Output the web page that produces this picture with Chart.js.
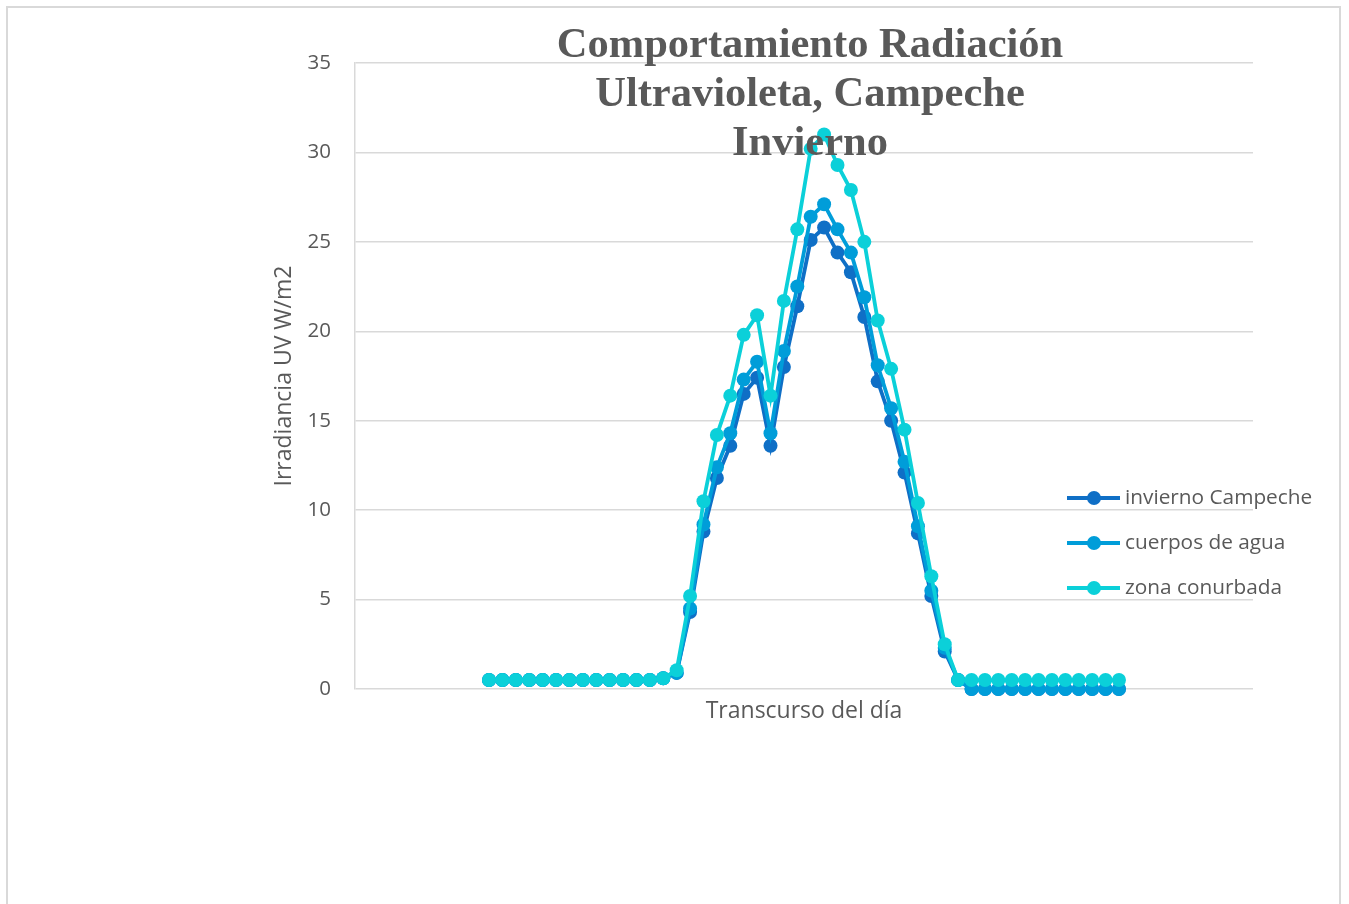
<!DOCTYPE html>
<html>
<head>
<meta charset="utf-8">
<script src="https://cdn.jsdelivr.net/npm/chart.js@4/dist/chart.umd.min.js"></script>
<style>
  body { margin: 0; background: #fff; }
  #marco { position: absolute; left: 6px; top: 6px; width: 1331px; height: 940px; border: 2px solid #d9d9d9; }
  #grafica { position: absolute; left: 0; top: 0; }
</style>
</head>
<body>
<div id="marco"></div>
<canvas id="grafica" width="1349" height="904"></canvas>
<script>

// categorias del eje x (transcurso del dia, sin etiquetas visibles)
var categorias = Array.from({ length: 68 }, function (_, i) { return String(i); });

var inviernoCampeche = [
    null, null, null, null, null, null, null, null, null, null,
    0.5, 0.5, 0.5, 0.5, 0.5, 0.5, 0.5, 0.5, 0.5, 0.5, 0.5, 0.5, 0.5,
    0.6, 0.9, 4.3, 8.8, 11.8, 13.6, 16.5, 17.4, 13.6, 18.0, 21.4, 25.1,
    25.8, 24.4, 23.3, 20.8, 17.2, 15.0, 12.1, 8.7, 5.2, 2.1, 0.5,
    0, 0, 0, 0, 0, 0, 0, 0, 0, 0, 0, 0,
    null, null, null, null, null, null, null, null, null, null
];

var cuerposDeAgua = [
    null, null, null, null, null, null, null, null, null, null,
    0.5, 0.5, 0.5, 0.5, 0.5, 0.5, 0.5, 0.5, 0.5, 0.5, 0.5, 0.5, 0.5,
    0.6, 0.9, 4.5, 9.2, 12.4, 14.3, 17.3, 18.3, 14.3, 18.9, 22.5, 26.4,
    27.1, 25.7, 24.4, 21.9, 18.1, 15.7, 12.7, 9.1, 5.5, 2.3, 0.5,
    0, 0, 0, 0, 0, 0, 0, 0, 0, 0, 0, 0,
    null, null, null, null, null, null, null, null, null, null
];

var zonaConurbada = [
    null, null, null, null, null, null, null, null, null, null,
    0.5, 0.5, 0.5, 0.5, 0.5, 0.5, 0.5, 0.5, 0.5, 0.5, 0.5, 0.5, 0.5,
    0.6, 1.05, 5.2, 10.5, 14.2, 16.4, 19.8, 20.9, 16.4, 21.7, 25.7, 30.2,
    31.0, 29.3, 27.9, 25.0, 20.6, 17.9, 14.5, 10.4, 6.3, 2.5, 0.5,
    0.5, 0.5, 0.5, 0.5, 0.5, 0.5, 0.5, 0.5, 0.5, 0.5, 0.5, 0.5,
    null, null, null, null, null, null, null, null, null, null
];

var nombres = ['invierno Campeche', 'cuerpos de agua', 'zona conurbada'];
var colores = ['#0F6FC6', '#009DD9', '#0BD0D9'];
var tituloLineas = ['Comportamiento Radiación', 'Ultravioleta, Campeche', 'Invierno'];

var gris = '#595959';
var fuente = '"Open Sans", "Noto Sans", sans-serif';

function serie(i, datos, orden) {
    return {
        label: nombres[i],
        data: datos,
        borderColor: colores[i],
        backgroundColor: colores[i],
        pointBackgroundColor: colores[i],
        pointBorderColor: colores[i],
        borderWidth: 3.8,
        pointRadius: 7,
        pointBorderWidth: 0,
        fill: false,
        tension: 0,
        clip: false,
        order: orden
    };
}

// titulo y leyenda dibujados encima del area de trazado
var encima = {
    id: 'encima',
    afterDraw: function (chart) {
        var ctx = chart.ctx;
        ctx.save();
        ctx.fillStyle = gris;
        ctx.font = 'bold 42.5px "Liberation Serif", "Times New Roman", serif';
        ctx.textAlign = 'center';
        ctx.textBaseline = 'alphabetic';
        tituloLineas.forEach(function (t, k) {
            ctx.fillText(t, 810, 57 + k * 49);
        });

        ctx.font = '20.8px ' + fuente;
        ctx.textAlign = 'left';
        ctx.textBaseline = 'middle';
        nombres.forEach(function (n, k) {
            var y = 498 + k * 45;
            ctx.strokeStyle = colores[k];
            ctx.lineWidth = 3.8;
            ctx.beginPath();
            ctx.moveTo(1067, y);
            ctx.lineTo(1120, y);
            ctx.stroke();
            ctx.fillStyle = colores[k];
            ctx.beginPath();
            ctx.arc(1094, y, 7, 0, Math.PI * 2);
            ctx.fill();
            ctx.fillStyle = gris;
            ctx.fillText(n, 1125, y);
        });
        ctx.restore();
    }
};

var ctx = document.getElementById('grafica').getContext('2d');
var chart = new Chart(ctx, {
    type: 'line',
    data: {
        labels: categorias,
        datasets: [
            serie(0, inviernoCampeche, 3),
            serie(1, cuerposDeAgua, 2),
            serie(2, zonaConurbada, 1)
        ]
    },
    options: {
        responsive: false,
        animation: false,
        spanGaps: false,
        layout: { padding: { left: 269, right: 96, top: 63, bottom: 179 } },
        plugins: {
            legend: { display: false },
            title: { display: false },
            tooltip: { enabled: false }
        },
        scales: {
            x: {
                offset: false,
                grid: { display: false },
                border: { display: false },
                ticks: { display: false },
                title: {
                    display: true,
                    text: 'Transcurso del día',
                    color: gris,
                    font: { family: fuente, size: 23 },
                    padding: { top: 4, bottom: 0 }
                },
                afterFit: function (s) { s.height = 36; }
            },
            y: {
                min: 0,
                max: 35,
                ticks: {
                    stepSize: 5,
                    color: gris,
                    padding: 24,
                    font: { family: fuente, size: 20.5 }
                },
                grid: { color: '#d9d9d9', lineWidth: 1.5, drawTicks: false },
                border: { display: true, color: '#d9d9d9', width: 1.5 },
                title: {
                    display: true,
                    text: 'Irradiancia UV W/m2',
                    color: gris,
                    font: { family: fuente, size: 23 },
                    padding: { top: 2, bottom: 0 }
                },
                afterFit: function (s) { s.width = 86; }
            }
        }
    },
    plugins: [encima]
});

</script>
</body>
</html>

Direction
The material above holds pictures; copy everything else in it exactly.

Exercise answer
Output the web page that produces this picture with Chart.js.
<!DOCTYPE html>
<html>
<head>
<meta charset="utf-8">
<script src="https://cdn.jsdelivr.net/npm/chart.js@4/dist/chart.umd.min.js"></script>
<style>
  body { margin: 0; background: #fff; }
  #marco { position: absolute; left: 6px; top: 6px; width: 1331px; height: 940px; border: 2px solid #d9d9d9; }
  #grafica { position: absolute; left: 0; top: 0; }
</style>
</head>
<body>
<div id="marco"></div>
<canvas id="grafica" width="1349" height="904"></canvas>
<script>

// categorias del eje x (transcurso del dia, sin etiquetas visibles)
var categorias = Array.from({ length: 68 }, function (_, i) { return String(i); });

var inviernoCampeche = [
    null, null, null, null, null, null, null, null, null, null,
    0.5, 0.5, 0.5, 0.5, 0.5, 0.5, 0.5, 0.5, 0.5, 0.5, 0.5, 0.5, 0.5,
    0.6, 0.9, 4.3, 8.8, 11.8, 13.6, 16.5, 17.4, 13.6, 18.0, 21.4, 25.1,
    25.8, 24.4, 23.3, 20.8, 17.2, 15.0, 12.1, 8.7, 5.2, 2.1, 0.5,
    0, 0, 0, 0, 0, 0, 0, 0, 0, 0, 0, 0,
    null, null, null, null, null, null, null, null, null, null
];

var cuerposDeAgua = [
    null, null, null, null, null, null, null, null, null, null,
    0.5, 0.5, 0.5, 0.5, 0.5, 0.5, 0.5, 0.5, 0.5, 0.5, 0.5, 0.5, 0.5,
    0.6, 0.9, 4.5, 9.2, 12.4, 14.3, 17.3, 18.3, 14.3, 18.9, 22.5, 26.4,
    27.1, 25.7, 24.4, 21.9, 18.1, 15.7, 12.7, 9.1, 5.5, 2.3, 0.5,
    0, 0, 0, 0, 0, 0, 0, 0, 0, 0, 0, 0,
    null, null, null, null, null, null, null, null, null, null
];

var zonaConurbada = [
    null, null, null, null, null, null, null, null, null, null,
    0.5, 0.5, 0.5, 0.5, 0.5, 0.5, 0.5, 0.5, 0.5, 0.5, 0.5, 0.5, 0.5,
    0.6, 1.05, 5.2, 10.5, 14.2, 16.4, 19.8, 20.9, 16.4, 21.7, 25.7, 30.2,
    31.0, 29.3, 27.9, 25.0, 20.6, 17.9, 14.5, 10.4, 6.3, 2.5, 0.5,
    0.5, 0.5, 0.5, 0.5, 0.5, 0.5, 0.5, 0.5, 0.5, 0.5, 0.5, 0.5,
    null, null, null, null, null, null, null, null, null, null
];

var nombres = ['invierno Campeche', 'cuerpos de agua', 'zona conurbada'];
var colores = ['#0F6FC6', '#009DD9', '#0BD0D9'];
var tituloLineas = ['Comportamiento Radiación', 'Ultravioleta, Campeche', 'Invierno'];

var gris = '#595959';
var fuente = '"Open Sans", "Noto Sans", sans-serif';

function serie(i, datos, orden) {
    return {
        label: nombres[i],
        data: datos,
        borderColor: colores[i],
        backgroundColor: colores[i],
        pointBackgroundColor: colores[i],
        pointBorderColor: colores[i],
        borderWidth: 3.8,
        pointRadius: 7,
        pointBorderWidth: 0,
        fill: false,
        tension: 0,
        clip: false,
        order: orden
    };
}

// titulo y leyenda dibujados encima del area de trazado
var encima = {
    id: 'encima',
    afterDraw: function (chart) {
        var ctx = chart.ctx;
        ctx.save();
        ctx.fillStyle = gris;
        ctx.font = 'bold 42.5px "Liberation Serif", "Times New Roman", serif';
        ctx.textAlign = 'center';
        ctx.textBaseline = 'alphabetic';
        tituloLineas.forEach(function (t, k) {
            ctx.fillText(t, 810, 57 + k * 49);
        });

        ctx.font = '20.8px ' + fuente;
        ctx.textAlign = 'left';
        ctx.textBaseline = 'middle';
        nombres.forEach(function (n, k) {
            var y = 498 + k * 45;
            ctx.strokeStyle = colores[k];
            ctx.lineWidth = 3.8;
            ctx.beginPath();
            ctx.moveTo(1067, y);
            ctx.lineTo(1120, y);
            ctx.stroke();
            ctx.fillStyle = colores[k];
            ctx.beginPath();
            ctx.arc(1094, y, 7, 0, Math.PI * 2);
            ctx.fill();
            ctx.fillStyle = gris;
            ctx.fillText(n, 1125, y);
        });
        ctx.restore();
    }
};

var ctx = document.getElementById('grafica').getContext('2d');
var chart = new Chart(ctx, {
    type: 'line',
    data: {
        labels: categorias,
        datasets: [
            serie(0, inviernoCampeche, 3),
            serie(1, cuerposDeAgua, 2),
            serie(2, zonaConurbada, 1)
        ]
    },
    options: {
        responsive: false,
        animation: false,
        spanGaps: false,
        layout: { padding: { left: 269, right: 96, top: 63, bottom: 179 } },
        plugins: {
            legend: { display: false },
            title: { display: false },
            tooltip: { enabled: false }
        },
        scales: {
            x: {
                offset: false,
                grid: { display: false },
                border: { display: false },
                ticks: { display: false },
                title: {
                    display: true,
                    text: 'Transcurso del día',
                    color: gris,
                    font: { family: fuente, size: 23 },
                    padding: { top: 4, bottom: 0 }
                },
                afterFit: function (s) { s.height = 36; }
            },
            y: {
                min: 0,
                max: 35,
                ticks: {
                    stepSize: 5,
                    color: gris,
                    padding: 24,
                    font: { family: fuente, size: 20.5 }
                },
                grid: { color: '#d9d9d9', lineWidth: 1.5, drawTicks: false },
                border: { display: true, color: '#d9d9d9', width: 1.5 },
                title: {
                    display: true,
                    text: 'Irradiancia UV W/m2',
                    color: gris,
                    font: { family: fuente, size: 23 },
                    padding: { top: 2, bottom: 0 }
                },
                afterFit: function (s) { s.width = 86; }
            }
        }
    },
    plugins: [encima]
});

</script>
</body>
</html>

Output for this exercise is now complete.